I’m confessing my contribution to the conflict, making amends, and changing some behaviors.

My List:
God: For not making my son perfect and putting too much on my plate.
Me: For being such a blond and for having a baby way too young. For sometimes being critical and judgmental of others. For having my own special needs and deficits.
Amy: For living her life the way she see fit.
Elva: For being herself.
Mom: For being so traditional and not being the perfect mother.
Dad: For relation
Steve: For being too nice and for loving me too much.
Mx Voxx: For trying too hard and micromanaging not trusting her own judgments and decisions.
M7ch88l: oxoxoxoxoxoxoxox
M#r&an: For not being a father to our son.
Mxtxlda: Not supporting M#r&an to be a father to J*r*my.
XaXc9: For being you (more to this but I’ll keep it private)
#re#: For saying really rude remarks about me in front of me and for asking me how much I make in front of other people and really throwing me off and because I think I’m always nice to you.
S$at&&: Because……….


Tell myself that I only just started my journey and I will make plenty of mistakes.

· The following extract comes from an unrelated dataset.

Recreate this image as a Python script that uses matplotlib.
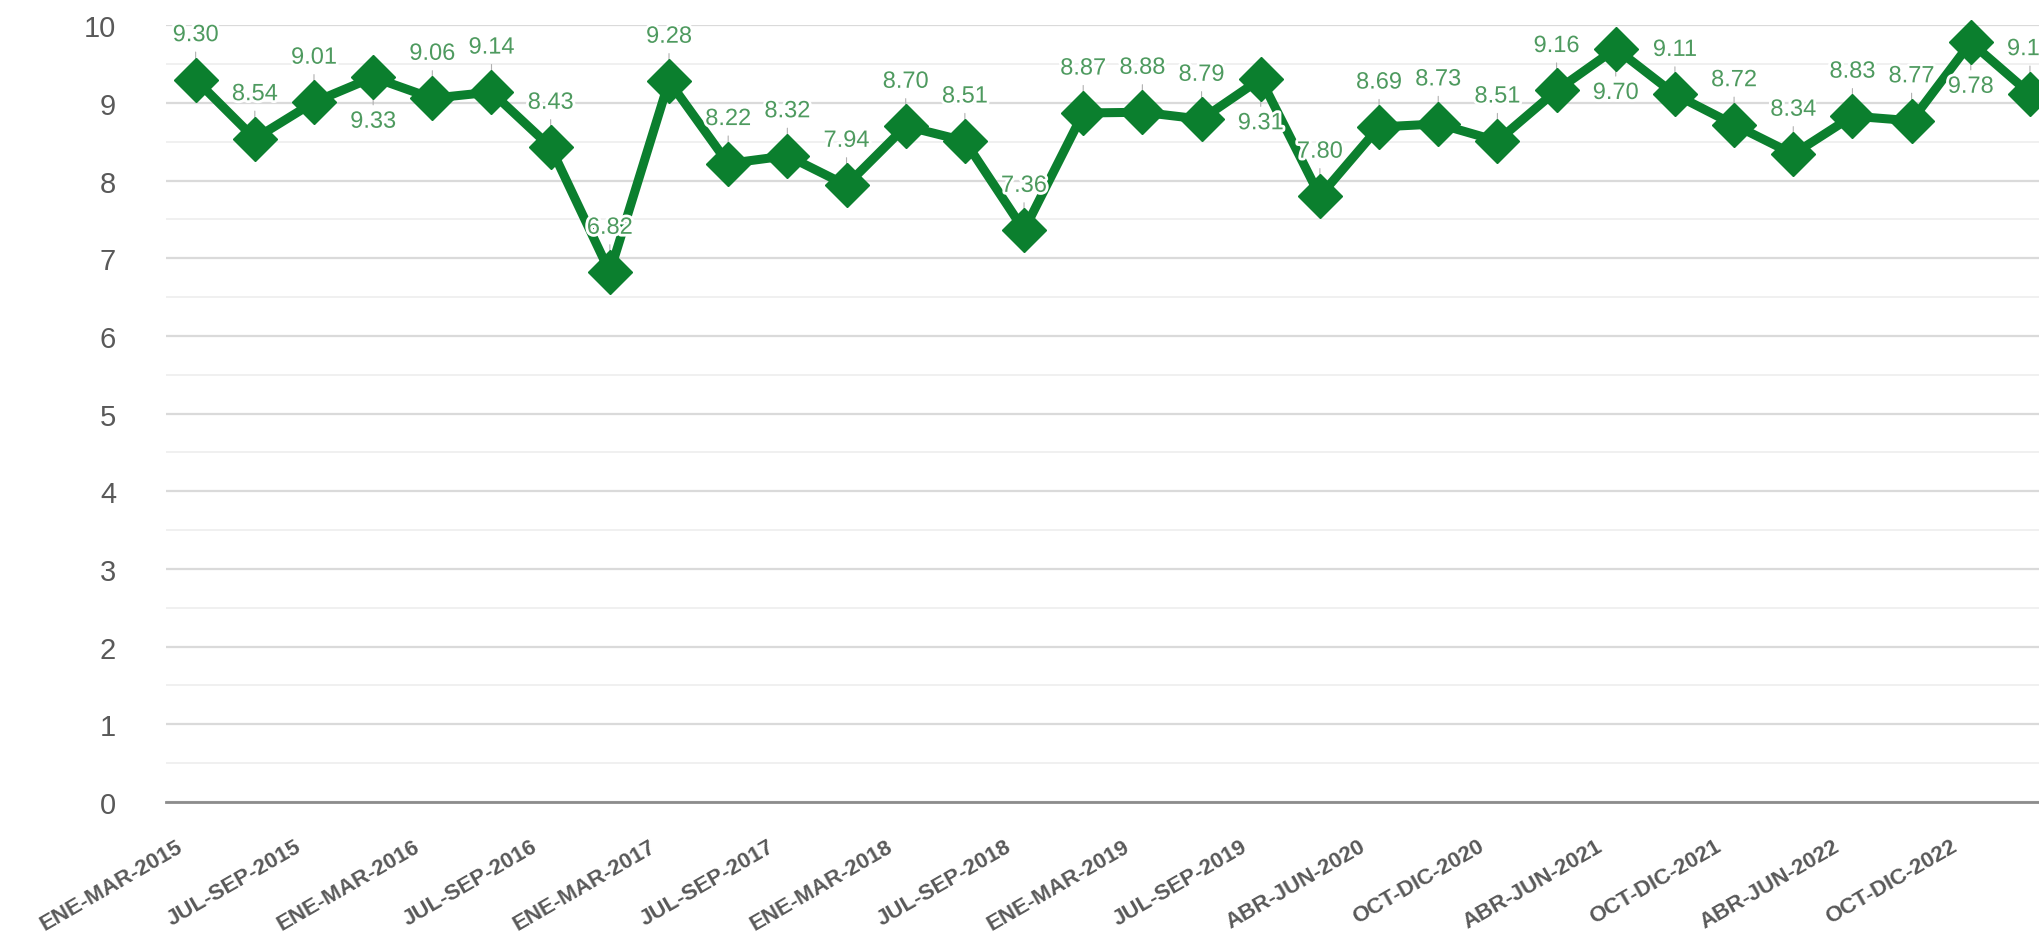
import matplotlib
matplotlib.use("Agg")
import matplotlib.pyplot as plt
import matplotlib.patheffects as pe
import matplotlib.transforms as mtransforms
import numpy as np

# trimestres (solo se rotula uno de cada dos)
periodos = ["ENE-MAR-2015", "ABR-JUN-2015", "JUL-SEP-2015", "OCT-DIC-2015",
            "ENE-MAR-2016", "ABR-JUN-2016", "JUL-SEP-2016", "OCT-DIC-2016",
            "ENE-MAR-2017", "ABR-JUN-2017", "JUL-SEP-2017", "OCT-DIC-2017",
            "ENE-MAR-2018", "ABR-JUN-2018", "JUL-SEP-2018", "OCT-DIC-2018",
            "ENE-MAR-2019", "ABR-JUN-2019", "JUL-SEP-2019", "OCT-DIC-2019",
            "ABR-JUN-2020", "JUL-SEP-2020", "OCT-DIC-2020", "ENE-MAR-2021",
            "ABR-JUN-2021", "JUL-SEP-2021", "OCT-DIC-2021", "ENE-MAR-2022",
            "ABR-JUN-2022", "JUL-SEP-2022", "OCT-DIC-2022", "ENE-MAR-2023"]
valores = [9.30, 8.54, 9.01, 9.33, 9.06, 9.14, 8.43, 6.82,
           9.28, 8.22, 8.32, 7.94, 8.70, 8.51, 7.36, 8.87,
           8.88, 8.79, 9.31, 7.80, 8.69, 8.73, 8.51, 9.16,
           9.70, 9.11, 8.72, 8.34, 8.83, 8.77, 9.78, 9.12]
# etiquetas que van debajo del marcador
abajo = ["OCT-DIC-2015", "JUL-SEP-2019", "ABR-JUN-2021", "OCT-DIC-2022"]

verde = '#0b7f2e'
verde_txt = '#4e9a5f'
gris = '#595959'

plt.rcParams['font.family'] = ['Liberation Sans', 'DejaVu Sans']

fig = plt.figure(figsize=(20.4, 9.37), dpi=100, facecolor='w')
ax = fig.add_axes([0.0814, 0.143, 0.9186, 0.829])

x = np.arange(len(valores))
ax.plot(x, valores, color=verde, linewidth=6.5, marker='D', markersize=22,
        markeredgecolor=verde, zorder=3, clip_on=False)

for i, v in enumerate(valores):
    dy = -32 if periodos[i] in abajo else 32
    # lineas guia
    ax.annotate('', xy=(i, v), xytext=(0, dy * 0.62), textcoords='offset points',
                arrowprops=dict(arrowstyle='-', color='#b0b0b0', lw=0.8,
                                shrinkA=0, shrinkB=0), zorder=1.5)
    ax.annotate('%.2f' % v, xy=(i, v), xytext=(0, dy), textcoords='offset points',
                ha='center', va='center', fontsize=17, color=verde_txt, zorder=4,
                annotation_clip=False,
                path_effects=[pe.withStroke(linewidth=4, foreground='white')])

ax.set_ylim(0, 10)
ax.set_xlim(-0.5, 31.17)
ax.set_yticks(np.arange(0, 11, 1))
ax.set_yticks(np.arange(0.5, 10, 1), minor=True)
ax.grid(axis='y', which='major', color='#dadada', linewidth=1.6, zorder=0)
ax.grid(axis='y', which='minor', color='#efefef', linewidth=1.3, zorder=0)
ax.set_axisbelow(True)

ax.set_xticks(x[::2])
ax.set_xticklabels(periodos[::2], rotation=30, ha='right', rotation_mode='anchor',
                   fontsize=16, fontweight='bold', color=gris)
ax.tick_params(axis='x', length=0, pad=24)
ax.tick_params(axis='y', which='both', length=0, pad=36, labelsize=21, labelcolor=gris)

# mover un poco a la izquierda las etiquetas del eje x
desp = mtransforms.ScaledTranslation(-0.2, 0, fig.dpi_scale_trans)
for lbl in ax.get_xticklabels():
    lbl.set_transform(lbl.get_transform() + desp)

for s in ['top', 'right', 'left']:
    ax.spines[s].set_visible(False)
ax.spines['bottom'].set_color('#8c8c8c')
ax.spines['bottom'].set_linewidth(2)

fig.savefig('out.png', dpi=100)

Hell, I probably already did somewhere in this posting.

3 Comments:

At 5:34 PM, Blogger Gaslight ;-) said...

Wow, your close friends have some weird names (sorry, I was channeling EZ...)

You go, girl!

 
At 12:49 PM, Anonymous Anonymous said...

there's a long list there, i myself had a long list several years ago. i've spent almost 4 years working on myself so that the new people in my life wouldn't have to pay for the wrongs of others. & man does it feel good to let it all go. it's actually kinda nice to be able to think "hmm you're a mess" when someone says/ does somethingthat would have hurt me or made me angry years ago. remember they have their own issues & everything is a learning opportunity.

 
At 6:34 PM, Blogger HOV said...

Closet Freak, thanks for the kind words and encouragement! That made my day! I finally decided that one I needed to let something go especially hurtful comments from people with bad energy and to take a look at myself and to see what improvements I need to make. I have a lot to learn but it well be worth it. Take care.